PREVALENCE

How much fraud is out there?

2005 FTC Survey

2005 FTC Survey

Surveys that attempt to chronicle the rate of fraud are complicated by studies demonstrating that the majority of known fraud victims refuse to acknowledge their own victimhood when asked.

Prevalence studies typically are done by surveying a random sample of the population and asking if they have been taken by a specific scam or by fraud in general. While they are far from perfect given self-reporting error, here is a snapshot of recent studies and the percent of respondents acknowledging they had been taken in the previous year by one or more scams:

Consumer Authority, Netherlands (2008) – 16.0%

Federal Trade Commission (2007) 13.5%

UN International Crime Victim Survey – US (2005) – 12.5%

UN International Crime Victim Survey – Major Industrialized Countries (2005) 11.0%

AARP Consumer Fraud Study in Washington State (2003) – 12.0%

Titus (1995) US Department of Justice – 15.0%

FINRA (2007) National Risk Behavior Study (investment fraud only – lifetime) – 7.8%

Office of Fair Trading – UK (2006) – 6.5%

There are methodological differences in how questions are asked in these surveys that may in part explain the variation in rates. Those interested in this data should carefully review the methodology sections of each study.
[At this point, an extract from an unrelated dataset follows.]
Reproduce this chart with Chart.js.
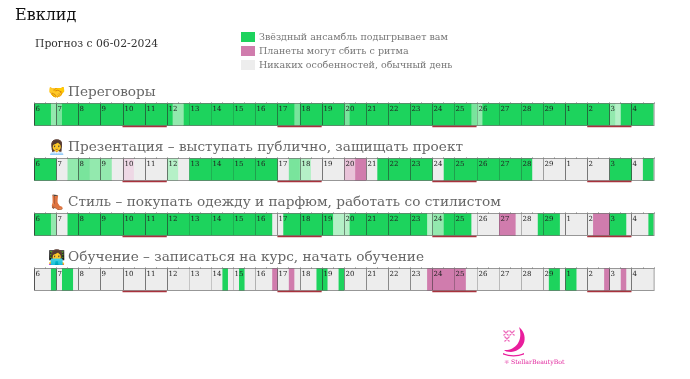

There is also compelling evidence that many survey participants under-report their experience as victims, with some error rates as high as 78%. Thus the prevalence rates reported here are probably on the low end (AARP, 2003; FINRA/WISE, 2006).

Victims by Type of Fraud

Victims by Type of Fraud

Victims by Type of Fraud
Many different organizations collect data about the various frauds going on in the marketplace. Most of these data are the result of tabulating consumer complaints filed with government agencies. While many victims under-report fraud in surveys, they also frequently fail to report the crime to authorities. Surveys indicate the percentage of victims reporting fraud ranges between 20% and 50%. Thus, government agency complaint data is incomplete but nevertheless provides a snapshot of fraud activity in the marketplace.

How much money is lost to fraud each year?
The answer to this question is still unknown. The commonly quoted “$40 billion lost to fraud” phrase is out of date. This $40 billion figure came from a study done by Richard Titus in the early 1990s (Titus, 1995). Several organizations have more recently attempted to estimate the total dollar losses:

FBI Cases Pending

FBI Cases Pending

• The newly-established Fraud Enforcement Task Force uncovered more than $8billion in securities, commodities, and investment fraud losses alone in 2010. (For complete 2010 report, click here.)

• The Federal Trade Commission estimated that there were 48.7 million individual fraud transactions in 2005 and the average loss was $60 per transaction. This would put the total dollar loss to fraud at approximately $2.92 billion per year in the United States (FTC, 2007).

• The 2006 UK fraud study estimated total dollar losses in the UK in 2005 to be 3.5 billion pounds (UK, 2006).

• The Consumer Authority in the Netherlands estimated fraud losses in 2008 totaling 579 million Euros (Consumer Authority-Netherlands, 2009).

Each of these studies had quite different methods for estimating total losses to fraud. All of them relied on some variation of individuals self-reporting their experiences with fraud.

There is no doubt that losses are significant. The Bernie Madoff case alone resulted in losses to investors of over $50 billion, most of whom never complained to a government agency, and new multi-million dollar ponzi schemes continue to emerge.